No entanto, o Governo alterou o seu ponto de vista sobre o assunto no início deste ano, não alterando a lei que regula os vários regimes jurídicos das instituições de ensino superior e, poucos dias depois, o Conselho Geral voltou a mandatar António Cunha para negociar com o Governo.
A proposta de decreto-lei que institui a Fundação Universidade do Minho foi aprovada a sete de setembro deste ano com 12 votos a favor, 7 votos contra, e ainda uma abstenção. É de referir que, entre os representantes dos alunos, a proposta foi aprovada, assim como fizeram os membros externos do Conselho Geral.
Pedro Passos Coelho declarou, durante a campanha eleitoral, que o texto estaria à espera de ser aprovado em Conselho de Ministros. Contudo, a atual conjuntura política nacional não deixa certezas.
Quais são as vantagens de a UMinho passar a fundação?
Em 2010, durante o início da primeira tentativa de passagem ao regime fundacional, o Reitor António Cunha, na apresentação e debate da sua proposta em Conselho Geral, enumerou várias “vantagens objetivas” da mudança de regime jurídico.
Essas vantagens são o “reforço e afirmação da Universidade do Minho” e das suas Escolas e Institutos, o aumento da “flexibilidade de gestão de património e de recursos financeiros”, a maior autonomia na “gestão e na contratação de recursos humanos”, um “alargamento das oportunidades de financiamento” e a “expansão das possibilidades de interação com a sociedade”.
O Reitor falou ainda, nessa ocasião, do maior “leque de oportunidades” de financiamento para as Escolas e Institutos, da manutenção do regime de propinas e de ação social escolar.
E as desvantagens?
São várias as vozes dentro do Conselho Geral que se opõem ao processo desde o seu início. A maior parte dos seus alertas foca-se na situação delicada e instável em que podem ser colocados os contratos de professores, investigadores e funcionários, assim como na percentagem elevada de verbas próprias exigidas pelo regime jurídico em casos de universidade-fundação.
Outra das preocupações é o não respeito por parte do Governo da autonomia atual da universidade – questionando-se se esse respeito existirá no novo regime – tal como a possibilidade de eliminação ou negligência de cursos por não serem rentáveis, principalmente os pertencentes às áreas das ciências sociais e humanas, onde é mais difícil obter financiamento
Uma das críticas expressas na apreciação sobre o estudo das implicações da transformação da UMinho em universidade-fundação, citada também em várias reuniões do Conselho Geral, era a falta de estratégia de negociação do Reitor com a tutela do Ensino Superior, tornando o processo “solitário”.

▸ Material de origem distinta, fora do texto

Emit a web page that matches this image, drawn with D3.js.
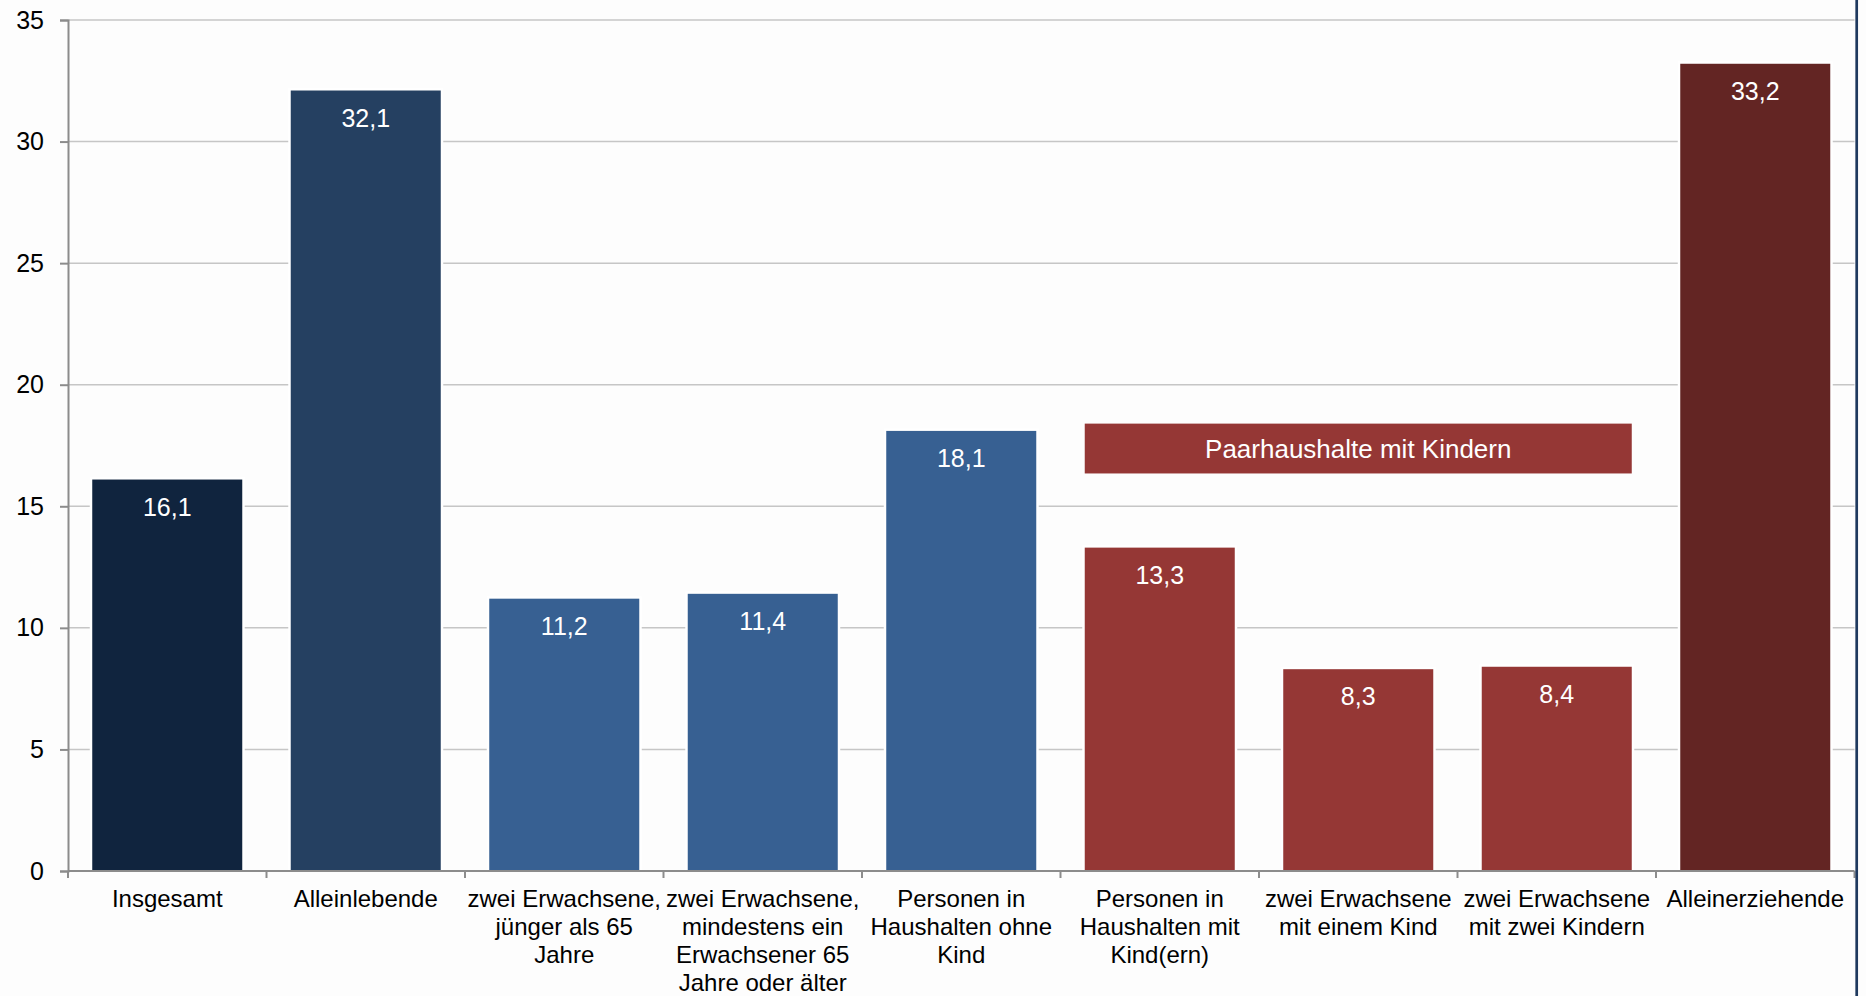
<!doctype html>
<html lang="de">
<head>
<meta charset="utf-8">
<title>Armutsgefährdungsquote nach Haushaltstyp</title>
<script src="https://cdn.jsdelivr.net/npm/d3@7"></script>
<style>
  body { margin: 0; background: #fdfdfd; }
  svg { display: block; font-family: "Liberation Sans", Arial, Helvetica, sans-serif; }
</style>
</head>
<body>
<div id="chart"></div>
<script>
// categories (lines of each tick label)
var categories = [
  ["Insgesamt"],
  ["Alleinlebende"],
  ["zwei Erwachsene,", "jünger als 65", "Jahre"],
  ["zwei Erwachsene,", "mindestens ein", "Erwachsener 65", "Jahre oder älter"],
  ["Personen in", "Haushalten ohne", "Kind"],
  ["Personen in", "Haushalten mit", "Kind(ern)"],
  ["zwei Erwachsene", "mit einem Kind"],
  ["zwei Erwachsene", "mit zwei Kindern"],
  ["Alleinerziehende"]
];
var values = [16.1, 32.1, 11.2, 11.4, 18.1, 13.3, 8.3, 8.4, 33.2];
var barColors = ["#10243e", "#254061", "#376092", "#376092", "#376092", "#953735", "#953735", "#953735", "#632523"];
var yTicks = [0, 5, 10, 15, 20, 25, 30, 35];

// group annotation: from 6th to 8th bar
var groupLabel = "Paarhaushalte mit Kindern";
var groupFrom = 5, groupTo = 7, groupTop = 18.4, groupBottom = 16.35;

var W = 1866, H = 996;
var plotLeft = 68, plotRight = 1854.5, plotTop = 20, plotBottom = 871;

var svg = d3.select("#chart").append("svg")
  .attr("width", W).attr("height", H);

var x = d3.scaleBand()
  .domain(d3.range(categories.length))
  .range([plotLeft, plotRight])
  .paddingInner(0.2443)
  .paddingOuter(0.2443 / 2);

var y = d3.scaleLinear().domain([0, 35]).range([plotBottom, plotTop]);

// gridlines
svg.append("g").selectAll("line")
  .data(yTicks.filter(function (d) { return d > 0; }))
  .enter().append("line")
  .attr("x1", plotLeft).attr("x2", plotRight)
  .attr("y1", function (d) { return y(d); })
  .attr("y2", function (d) { return y(d); })
  .attr("stroke", "#c6c6c6")
  .attr("stroke-width", 1.5);

// white halo behind bars
svg.append("g").selectAll("rect")
  .data(values)
  .enter().append("rect")
  .attr("x", function (d, i) { return x(i) - 2.5; })
  .attr("y", function (d) { return y(d) - 2.5; })
  .attr("width", x.bandwidth() + 5)
  .attr("height", function (d) { return plotBottom - y(d) + 2.5; })
  .attr("fill", "#ffffff");

// bars
svg.append("g").selectAll("rect")
  .data(values)
  .enter().append("rect")
  .attr("x", function (d, i) { return x(i); })
  .attr("y", function (d) { return y(d); })
  .attr("width", x.bandwidth())
  .attr("height", function (d) { return plotBottom - y(d); })
  .attr("fill", function (d, i) { return barColors[i]; });

// value labels
svg.append("g").selectAll("text")
  .data(values)
  .enter().append("text")
  .attr("x", function (d, i) { return x(i) + x.bandwidth() / 2; })
  .attr("y", function (d) { return y(d) + 36; })
  .attr("text-anchor", "middle")
  .attr("fill", "#ffffff")
  .attr("font-size", "25px")
  .text(function (d) { return d3.format(".1f")(d).replace(".", ","); });

// group annotation box
var gx0 = x(groupFrom), gx1 = x(groupTo) + x.bandwidth();
svg.append("rect")
  .attr("x", gx0).attr("y", y(groupTop))
  .attr("width", gx1 - gx0)
  .attr("height", y(groupBottom) - y(groupTop))
  .attr("fill", "#953735");
svg.append("text")
  .attr("x", (gx0 + gx1) / 2)
  .attr("y", (y(groupTop) + y(groupBottom)) / 2 + 9)
  .attr("text-anchor", "middle")
  .attr("fill", "#ffffff")
  .attr("font-size", "26px")
  .text(groupLabel);

// y axis
var yAxis = svg.append("g")
  .attr("transform", "translate(" + plotLeft + ",0)")
  .call(d3.axisLeft(y).tickValues(yTicks).tickSize(8).tickPadding(16).tickFormat(d3.format("d")));
yAxis.select(".domain").attr("stroke", "#8c8c8c").attr("stroke-width", 2);
yAxis.selectAll(".tick line").attr("stroke", "#8c8c8c").attr("stroke-width", 2);
yAxis.selectAll(".tick text")
  .attr("font-size", "25px").attr("fill", "#000")
  .attr("font-family", "Liberation Sans, Arial, sans-serif");

// x axis with ticks at band boundaries
svg.append("line")
  .attr("x1", plotLeft).attr("x2", plotRight)
  .attr("y1", plotBottom).attr("y2", plotBottom)
  .attr("stroke", "#8c8c8c").attr("stroke-width", 2);
svg.append("g").selectAll("line")
  .data(d3.range(categories.length + 1))
  .enter().append("line")
  .attr("x1", function (i) { return plotLeft + i * x.step(); })
  .attr("x2", function (i) { return plotLeft + i * x.step(); })
  .attr("y1", plotBottom).attr("y2", plotBottom + 7)
  .attr("stroke", "#8c8c8c").attr("stroke-width", 2);

// x labels
var labels = svg.append("g").selectAll("text")
  .data(categories)
  .enter().append("text")
  .attr("x", function (d, i) { return x(i) + x.bandwidth() / 2; })
  .attr("y", plotBottom + 36)
  .attr("text-anchor", "middle")
  .attr("font-size", "24px")
  .attr("fill", "#000");
labels.selectAll("tspan")
  .data(function (d, i) { return d.map(function (t) { return { t: t, i: i }; }); })
  .enter().append("tspan")
  .attr("x", function (d) { return x(d.i) + x.bandwidth() / 2; })
  .attr("dy", function (d, j) { return j === 0 ? 0 : 28; })
  .text(function (d) { return d.t; });

// right border line
svg.append("line")
  .attr("x1", 1856.7).attr("x2", 1856.7)
  .attr("y1", 0).attr("y2", H)
  .attr("stroke", "#1f3a5f").attr("stroke-width", 2.7);
</script>
</body>
</html>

Por último, foi também mencionada a perda de legitimidade democrática nas decisões de topo da universidade, já que o Conselho dos Curadores não inclui nenhum representante eleito da comunidade universitária.
Esta alteração quer dizer que vou ter de pagar mais propinas?
Este é outro dos receios expressos por vários membros do Conselho Geral. Dado que a UMinho tem que atingir os 50% de receitas próprias para financiamento – foi apontado em Conselho Geral, em 2011, que a Universidade atinge apenas pouco mais de 30% – teme-se que o aumento do valor das propinas seja um dos recursos usado para cumprir o exigido.
O Reitor abordou estas preocupações várias vezes, garantindo que isso não vai acontecer, dizendo mesmo em 2010 que “não deverá haver aumento porque o tecido social existente não acolhe essa possibilidade.”
Ainda assim, António Cunha reconheceu numa outra reunião do CG no mesmo ano “não ter qualquer dúvida que a UMinho terá de procurar meios para aumentar as receitas próprias, quer seja fundação ou não.”
Não foi ainda esclarecido que método será usado para cumprir as regras de financiamento sem recorrer ao aumento de propinas.
Isto já acontece em alguma outra universidade pública portuguesa?
Sim. Em 2009, dois anos depois da criação deste modelo de gestão das universidades, as Universidades do Porto e Aveiro passaram ao regime fundacional no mesmo dia de Abril, seguidas pelo ISCTE em Maio desse mesmo ano.
A experiência destas universidades é, no entanto, pouco conhecida ou pouco esclarecedora sobre as vantagens e desvantagens do modelo. No entanto, são conhecidas algumas situações, nomeadamente a existência de casos em que professores não passaram aos quadros apesar de preencher os critérios, temendo-se que isto possa perpetuar a estadia das mesmas pessoas em cargos de decisão da universidade. Sabe-se também que o Governo não tem cumprido os contratos-programa, não entregando as verbas prometidas.
O que pode, na prática, mudar na minha vida universitária?
É difícil saber, pois, como referido acima, as experiências das Universidades do Porto e de Aveiro, e ainda do ISCTE, são pouco esclarecedoras, e foram afectadas por legislação que impossibilitou a avaliação completa das aplicações deste regime fundacional, ao retirar alguma da autonomia, assim como pelo incumprimento por parte do Estado dos contratos-programa.
Os receios, porém, concentram-se à volta do possível aumento do valor das propinas e do aumento da precariedade dos trabalhadores da Universidade do Minho, assim como se teme o encerramento de alguns cursos.
Nada é, no entanto, claro quanto ao que pode acontecer na vida da Universidade.